Web Producer: Amber Griswold
Playground accidents send about 200-thousand American kids to the emergency room every year.
With most schools back in session, we have some advice from an expert to keep kids safe at recess.
Funded by the CDC, the National Program for Playgrounds Safety surveys more than 3-thousand school and public play areas across the country and issues a report card.
Here's how we did in the Tri-state.
All three states have shown improvement since the last survey. Illinois leads with a B+. But the NPPS believes all children deserve an "A" when it comes to safety and here's how that can be achieved.
Safety experts say playground equipment should not have openings three and a half to nine inches wide, which could trap youngsters' heads or bodies. These hazards aren't hard to find.
The surfaces, such as wood chips or sand, around the equipment should be twelve to eight inches deep to cushion falls.
Older kids can look for problems on their own with the National Program for Playground Safety's "Kid Checker."
The NPPS encourages parks to post signs with age recommendations and warnings.
What the agency doesn't like to see is places where kids can hide, because adult supervision is the best way to prevent playground injuries.

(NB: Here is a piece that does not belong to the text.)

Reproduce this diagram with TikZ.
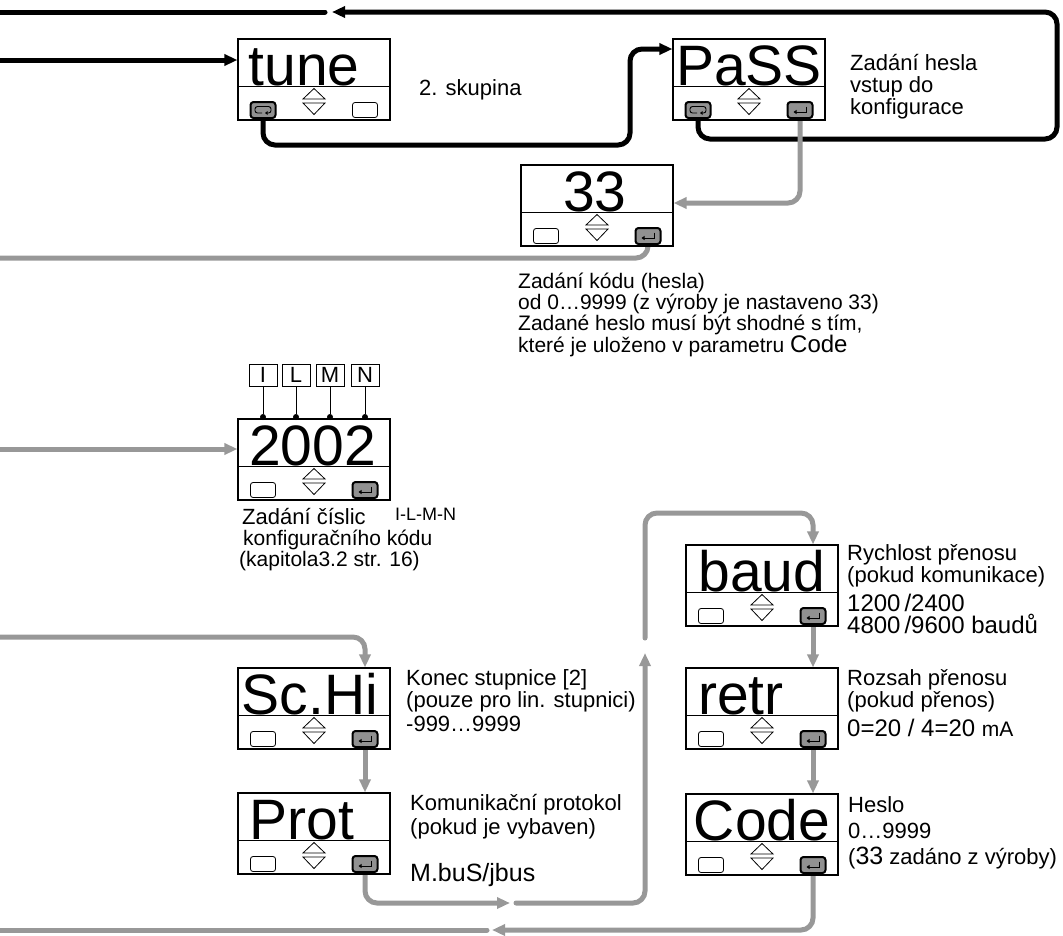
\documentclass[tikz,border=0pt]{standalone}
\usepackage{fontspec}
\setmainfont{Liberation Sans}
\usetikzlibrary{arrows.meta,calc,backgrounds}
\definecolor{gry}{RGB}{152,152,152}
\definecolor{btnfill}{RGB}{145,145,145}
\tikzset{
  panelbox/.style={draw=black, line width=1.1pt, minimum width=152pt, minimum height=81pt, inner sep=0pt},
  disp/.style={inner sep=0pt, font=\fontsize{57}{57}\selectfont},
  btnoff/.style={draw=black, fill=white, line width=0.8pt, rounded corners=2.5pt, minimum width=25pt, minimum height=15pt, inner sep=0pt},
  btnon/.style={draw=black, fill=btnfill, line width=2pt, rounded corners=3pt, minimum width=25pt, minimum height=16pt, inner sep=0pt},
  glyph/.style={line width=0.9pt},
  blk/.style={draw=black, line width=5pt, rounded corners=12pt, line cap=round},
  gline/.style={draw=gry, line width=5pt, rounded corners=12pt, line cap=round},
  tipb/.style={-{Triangle[length=13pt,width=11pt]}},
  ann/.style={anchor=base west, inner sep=0pt, font=\fontsize{22}{22}\selectfont},
  anns/.style={anchor=base west, inner sep=0pt, font=\fontsize{21}{21}\selectfont},
  big/.style={font=\fontsize{25}{25}\selectfont},
  lbox/.style={draw=black, line width=1pt, inner sep=0pt, minimum width=28pt, minimum height=22pt, font=\fontsize{22}{22}\selectfont},
  dot/.style={circle, fill=black, inner sep=0pt, minimum size=6pt},
}
% #1 name, #2 x left, #3 y top, #4 text, #5 horizontal shift of text
\newcommand\panel[5]{%
  \node[panelbox] (#1) at (#2+76,#3+40.5) {};
  \draw[line width=0.8pt] (#2,#3+47) -- (#2+152,#3+47);
  \draw[line width=0.8pt] (#2+65,#3+60) -- (#2+76,#3+49.5) -- (#2+87,#3+60) -- cycle;
  \draw[line width=0.8pt] (#2+65,#3+64) -- (#2+87,#3+64) -- (#2+76,#3+75.5) -- cycle;
  \node[disp, anchor=base] (#1t) at (#2+76+#5,#3+46.5) {#4};
}
\newcommand\boff[3]{\node[btnoff] (#1) at (#2,#3) {};}
\newcommand\benter[3]{\node[btnon] (#1) at (#2,#3) {};
  \draw[glyph,-{Triangle[length=3pt,width=4pt]}] ($(#1)+(6,-3.5)$) -- ($(#1)+(6,2)$) -- ($(#1)+(-6.5,2)$);}
\newcommand\bloop[3]{\node[btnon] (#1) at (#2,#3) {};
  \draw[glyph,rounded corners=2.5pt,-{Triangle[length=2.5pt,width=3.5pt]}] ($(#1)+(-1,3)$) -- ($(#1)+(-8,3)$) -- ($(#1)+(-8,-3.5)$) -- ($(#1)+(8,-3.5)$) -- ($(#1)+(8,3)$) -- ($(#1)+(2,3)$);}
\newcommand\stdbtns[3]{\boff{#1L}{#2+25}{#3+71}\benter{#1R}{#2+127}{#3+71}}

\begin{document}
\begin{tikzpicture}[x=1pt,y=-1pt]
\useasboundingbox (0,0) rectangle (1063,935);

% ---------- panels ----------
\panel{tune}{238}{39}{tune}{-10}
\bloop{tuneL}{263}{110}\boff{tuneR}{365}{110}
\panel{pass}{673}{39}{PaSS}{0}
\bloop{passL}{698}{110}\benter{passR}{800}{110}
\panel{pthree}{521}{165}{33}{-2}
\stdbtns{pthree}{521}{165}
\panel{pcode}{238}{419}{2002}{-1.5}
\stdbtns{pcode}{238}{419}
\panel{schi}{238}{668}{Sc.Hi}{-4}
\stdbtns{schi}{238}{668}
\panel{prot}{238}{793}{Prot}{-12}
\stdbtns{prot}{238}{793}
\panel{baud}{686}{545}{baud}{0}
\stdbtns{baud}{686}{545}
\panel{retr}{686}{668}{retr}{-21}
\stdbtns{retr}{686}{668}
\panel{code}{686}{794}{Code}{0}
\stdbtns{code}{686}{794}

% ---------- I L M N ----------
\node[lbox] (bI) at (263,375) {I};
\node[lbox] (bL) at (296,375) {L};
\node[lbox] (bM) at (330,375) {M};
\node[lbox] (bN) at (365,375) {N};
\node[dot] (dI) at (263,417) {};
\node[dot] (dL) at (296,417) {};
\node[dot] (dM) at (330,417) {};
\node[dot] (dN) at (365,417) {};
\draw[line width=0.8pt] (bI.south) -- (dI);
\draw[line width=0.8pt] (bL.south) -- (dL);
\draw[line width=0.8pt] (bM.south) -- (dM);
\draw[line width=0.8pt] (bN.south) -- (dN);

% ---------- coordinates ----------
\coordinate (e0) at (0,12);
\coordinate (s0) at (325,12);
\coordinate (a0) at (332,12);
\coordinate (e1) at (0,60);
\coordinate (k1) at (630,49);
\coordinate (k2) at (0,203);
\coordinate (e2) at (0,258);
\coordinate (e3) at (0,449);
\coordinate (e4) at (0,637);
\coordinate (k3) at (510,903);
\coordinate (k4) at (516,903);
\coordinate (k5) at (645,653);
\coordinate (k6) at (645,638);
\coordinate (k7) at (813,513);
\coordinate (k8) at (492,930);
\coordinate (k9) at (487,930);
\coordinate (e5) at (0,930);

% ---------- connectors ----------
\begin{scope}[on background layer]
\draw[blk,tipb] (passL.south) |- (1057,139) -- (1057,12) -- (a0);
\draw[blk] (s0) -- (e0);
\draw[blk,tipb] (e1) -- (tune.west |- e1);
\draw[blk,tipb] (tuneL.south) |- (630,145) -- (k1) -- (pass.west |- k1);
\draw[gline,tipb] (passR.south) |- (pthree.east |- k2);
\draw[gline] (pthreeR.south) |- (e2);
\draw[gline,tipb] (e3) -- (pcode.west |- e3);
\draw[gline,tipb] (e4) -| (schiR |- schi.north);
\draw[gline,tipb] (schiR.south) -- (protR |- prot.north);
\draw[gline,tipb] (protR.south) |- (k3);
\draw[gline,tipb] (k4) -| (k5);
\draw[gline,tipb] (k6) |- (k7) -- (baudR |- baud.north);
\draw[gline,tipb] (baudR.south) -- (retrR |- retr.north);
\draw[gline,tipb] (retrR.south) -- (codeR |- code.north);
\draw[gline,tipb] (codeR.south) |- (k8);
\draw[gline] (k9) -- (e5);
\end{scope}

% ---------- annotations ----------
\node[ann] (t1) at (419,95) {2. skupina};
\node[ann] (t2) at (850,70) {Zadání hesla};
\node[ann] (t3) at (850,92) {vstup do};
\node[ann] (t4) at (850,114) {konfigurace};

\node[anns] (t5) at (518,288) {Zadání kódu (hesla)};
\node[anns] (t6) at (518,309) {od 0…9999 (z výroby je nastaveno 33)};
\node[anns] (t7) at (518,330) {Zadané heslo musí být shodné s tím,};
\node[anns] (t8) at (518,352) {které je uloženo v parametru {\fontsize{24}{24}\selectfont Code}};

\node[ann] (t9) at (242,524) {Zadání číslic};
\node[ann,font=\fontsize{18}{18}\selectfont] (t10) at (395,520) {I-L-M-N};
\node[anns] (t11) at (243,545) {konfiguračního kódu};
\node[anns] (t12) at (239,566) {(kapitola3.2 str. 16)};

\node[ann] (t13) at (406,685) {Konec stupnice [2]};
\node[ann] (t14) at (406,707) {(pouze pro lin. stupnici)};
\node[ann] (t15) at (406,731) {-999…9999};

\node[ann] (t16) at (410,810) {Komunikační protokol};
\node[ann] (t17) at (410,834) {(pokud je vybaven)};
\node[ann,big] (t18) at (410,881) {M.buS/jbus};

\node[ann] (t19) at (847,560) {Rychlost přenosu};
\node[ann] (t20) at (847,582) {(pokud komunikace)};
\node[ann,font=\fontsize{24}{24}\selectfont] (t21) at (847,611) {1200\,/2400};
\node[ann,font=\fontsize{24}{24}\selectfont] (t22) at (847,633) {4800\,/9600 baudů};

\node[ann] (t23) at (847,685) {Rozsah přenosu};
\node[ann] (t24) at (847,707) {(pokud přenos)};
\node[ann,font=\fontsize{24}{24}\selectfont] (t25) at (847,736) {0=20 / 4=20 {\fontsize{21}{21}\selectfont mA}};

\node[ann] (t26) at (848,812) {Heslo};
\node[ann] (t27) at (848,838) {0…9999};
\node[ann] (t28) at (848,864) {({\fontsize{25}{25}\selectfont 33} zadáno z výroby)};
\end{tikzpicture}
\end{document}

Two-and-a-half-year-old Kylie, may not realize it, but her grandma is never far away.
Jackie Eli, grandmother, explained, "You can just smother them and that's no good, but you definitely got to know where they are and keep your eye on them."
Gail Riecken with the Evansville Parks and Recreation Department says they've already had the city's playgrounds inspected and plan to have improvements made by October.